Le Vinaigrier doit son nom à une ancienne propriété agricole où l’on produisait, jadis, du raisin destiné à… devinez quoi ? Un vinaigre maison, réputé pour sa finesse. Le domaine fut racheté par la ville, et une partie est aujourd’hui protégée dans le cadre du Conservatoire du Littoral. Un bel exemple de reconversion douce, où tourisme et écologie avancent — pour une fois — main dans la main.
Quelques astuces pour les curieux (et les gourmands)
Si l’envie d’aller plus loin vous prend, quelques détours méritent le coup de mollet supplémentaire :
- La batterie du Mont-Boron : ancienne garnison militaire avec vue à 360°, un incontournable pour les amateurs d’histoire et de photos dramatiques façon « Game of Thrones, version méditerranéenne ».
- Une halte à Villefranche-sur-Mer : descendez jusqu’à la vieille ville, offrez-vous une socca mousseuse ou une glace aux figues, et laissez-vous bercer par le clapotis des barques.

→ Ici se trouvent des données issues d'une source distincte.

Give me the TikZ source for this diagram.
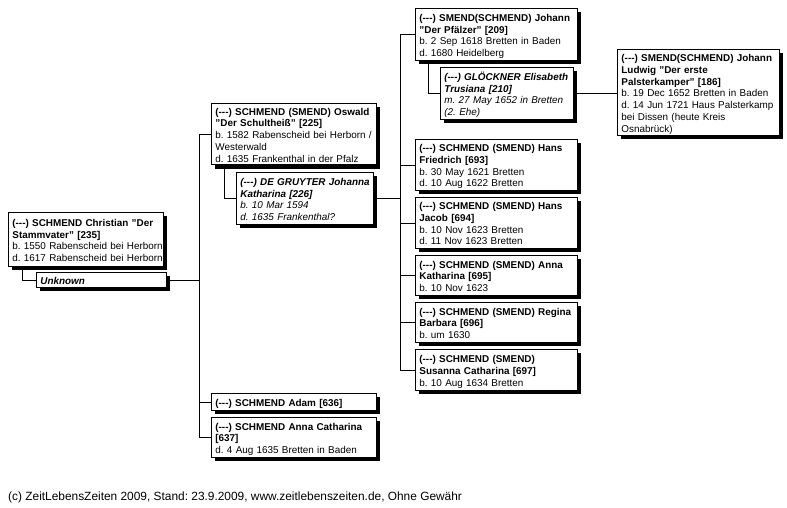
\documentclass[tikz,border=0pt]{standalone}
\usepackage{fontspec}
\setmainfont{Liberation Sans}[Ligatures=NoCommon]
\usetikzlibrary{shadows}
\frenchspacing
\newcommand\tb[1]{\raisebox{-2.2pt}[\height][\depth]{\begin{tabular}{@{}l@{}}#1\end{tabular}}}
\newcommand\dd{(-{}-{}-)}
\tikzset{
  pbox/.style 2 args={draw=black, line width=0.8pt, fill=white, anchor=north west,
    drop shadow={shadow xshift=4pt, shadow yshift=-4pt, fill=black, opacity=1},
    inner xsep=4pt, inner ysep=1.5pt, align=left,
    text width=#1pt-8pt, minimum width=#1pt, minimum height=#2pt,
    font=\fontsize{9.9}{11.7}\selectfont},
  link/.style={line width=0.8pt, draw=black}
}
\begin{document}
\begin{tikzpicture}[x=1pt,y=-1pt]
\useasboundingbox (0,0) rectangle (787,508);
\coordinate (t1) at (199,0);
\coordinate (t2) at (400,0);

\node[pbox={155}{54}] (chr) at (8,212) {\tb{\textbf{\dd{} SCHMEND Christian "Der}\\\textbf{Stammvater" [235]}\\b. 1550 Rabenscheid bei Herborn\\d. 1617 Rabenscheid bei Herborn}};
\node[pbox={130}{15}] (unk) at (36,272) {\tb{\textbf{\itshape Unknown}}};

\node[pbox={165}{61}] (osw) at (211,103) {\tb{\textbf{\dd{} SCHMEND (SMEND) Oswald}\\\textbf{"Der Schultheiß" [225]}\\b. 1582 Rabenscheid bei Herborn /\\Westerwald\\d. 1635 Frankenthal in der Pfalz}};
\node[pbox={137}{52}] (gru) at (236,172) {\itshape\tb{\textbf{\dd{} DE GRUYTER Johanna}\\\textbf{Katharina [226]}\\b. 10 Mar 1594\\d. 1635 Frankenthal?}};
\node[pbox={165}{17}] (adam) at (211,393) {\tb{\textbf{\dd{} SCHMEND Adam [636]}}};
\node[pbox={165}{40}] (ac) at (211,417) {\tb{\textbf{\dd{} SCHMEND Anna Catharina}\\\textbf{[637]}\\d. 4 Aug 1635 Bretten in Baden}};

\node[pbox={162}{52}] (joh) at (415,8) {\tb{\textbf{\dd{} SMEND(SCHMEND) Johann}\\\textbf{"Der Pfälzer" [209]}\\b. 2 Sep 1618 Bretten in Baden\\d. 1680 Heidelberg}};
\node[pbox={133}{52}] (glo) at (440,67) {\itshape\tb{\textbf{\dd{} GLÖCKNER Elisabeth}\\\textbf{Trusiana [210]}\\m. 27 May 1652 in Bretten\\(2. Ehe)}};
\node[pbox={162}{86}] (lud) at (617,49) {\tb{\textbf{\dd{} SMEND(SCHMEND) Johann}\\\textbf{Ludwig "Der erste}\\\textbf{Palsterkamper" [186]}\\b. 19 Dec 1652 Bretten in Baden\\d. 14 Jun 1721 Haus Palsterkamp\\bei Dissen (heute Kreis\\Osnabrück)}};
\node[pbox={162}{51}] (hf) at (415,139) {\tb{\textbf{\dd{} SCHMEND (SMEND) Hans}\\\textbf{Friedrich [693]}\\b. 30 May 1621 Bretten\\d. 10 Aug 1622 Bretten}};
\node[pbox={162}{51}] (hj) at (415,197) {\tb{\textbf{\dd{} SCHMEND (SMEND) Hans}\\\textbf{Jacob [694]}\\b. 10 Nov 1623 Bretten\\d. 11 Nov 1623 Bretten}};
\node[pbox={162}{40}] (ak) at (415,255) {\tb{\textbf{\dd{} SCHMEND (SMEND) Anna}\\\textbf{Katharina [695]}\\b. 10 Nov 1623}};
\node[pbox={162}{40}] (rb) at (415,302) {\tb{\textbf{\dd{} SCHMEND (SMEND) Regina}\\\textbf{Barbara [696]}\\b. um 1630}};
\node[pbox={162}{41}] (sc) at (415,349) {\tb{\textbf{\dd{} SCHMEND (SMEND)}\\\textbf{Susanna Catharina [697]}\\b. 10 Aug 1634 Bretten}};

\node[anchor=west, inner sep=0pt, font=\fontsize{11.9}{13}\selectfont] (foot) at (8,497) {(c) ZeitLebensZeiten 2009, Stand: 23.9.2009, www.zeitlebenszeiten.de, Ohne Gewähr};

% connectors
\draw[link] ([xshift=14pt]chr.south west) |- (unk.west);
\draw[link] (unk.east) -- (unk.east -| t1);
\draw[link] (t1 |- osw.west) -- (t1 |- ac.west);
\draw[link] (t1 |- osw.west) -- (osw.west);
\draw[link] (t1 |- adam.west) -- (adam.west);
\draw[link] (t1 |- ac.west) -- (ac.west);
\draw[link] ([xshift=13pt]osw.south west) |- (gru.west);
\draw[link] (gru.east) -- (gru.east -| t2);
\draw[link] (t2 |- joh.west) -- (t2 |- sc.west);
\draw[link] (t2 |- joh.west) -- (joh.west);
\draw[link] (t2 |- hf.west) -- (hf.west);
\draw[link] (t2 |- hj.west) -- (hj.west);
\draw[link] (t2 |- ak.west) -- (ak.west);
\draw[link] (t2 |- rb.west) -- (rb.west);
\draw[link] (t2 |- sc.west) -- (sc.west);
\draw[link] ([xshift=13pt]joh.south west) |- (glo.west);
\draw[link] (glo.east) -- (glo.east -| lud.west);
\end{tikzpicture}
\end{document}
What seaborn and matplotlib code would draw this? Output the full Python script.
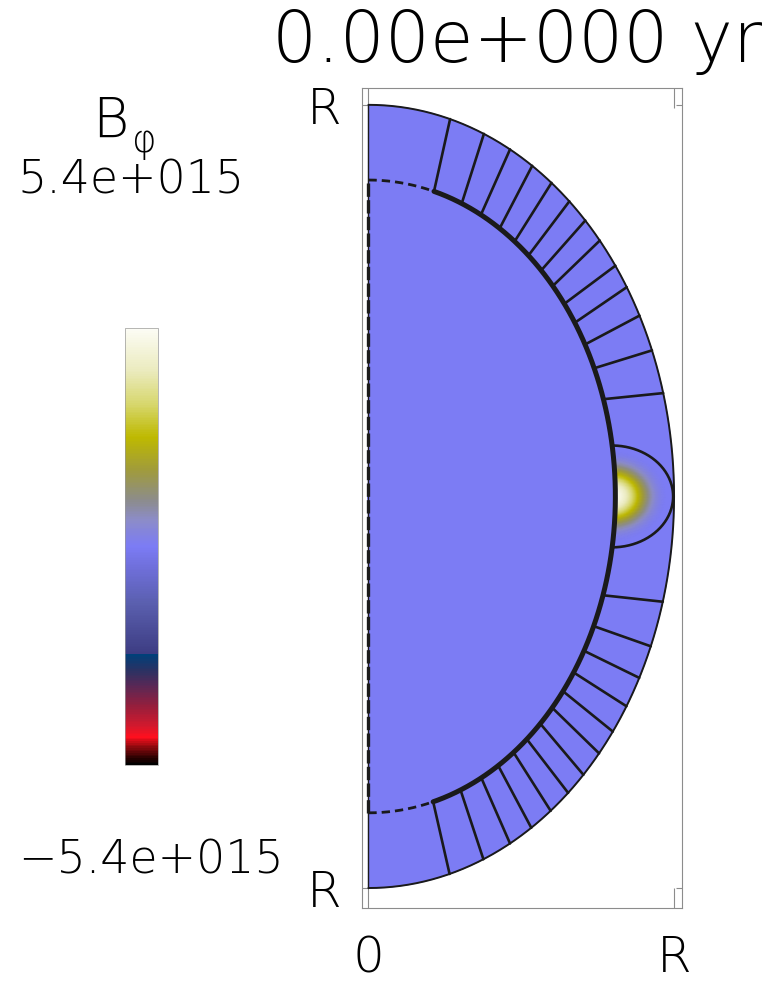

- Les apéros improvisés : un morceau de pissaladière, une bouteille bien fraîche, quelques olives glanées (avec modération, les oliviers n’aiment pas qu’on les dépouille), et voilà une fin d’après-midi digne des épicuriens antiques.
Un lieu où contempler, sans consommer
Ce qui séduit, au fond, c’est que le Vinaigrier n’est pas une attraction : c’est un état d’esprit. On n’y vient pas pour cocher une case sur un guide ou pour publier une story aux filtres outranciers. On y vient pour regarder sans rien dire, pour écouter ce que le silence raconte. Pour respirer, s’oublier un peu, se souvenir que Nice, derrière ses façades baroques et ses magasins de luxe, est aussi une terre — une vraie, rugueuse, méditerranéenne, indomptée par endroits.
Et ce n’est pas rien, de nos jours. Dans un monde où l’on consomme les paysages comme des stories Instagram, retrouver un lieu qui exige un effort, qui offre peu mais donne tout, est un privilège rare.
Alors, la prochaine fois que vous êtes à Nice, que la Promenade des Anglais vous semble trop bien peignée et que les chaises bleues sont toutes occupées, souvenez-vous de ce sentier discret qui surplombe la ville. Grimpez. Marchez. Respirez. Et laissez la mer vous parler depuis les hauteurs du Vinaigrier.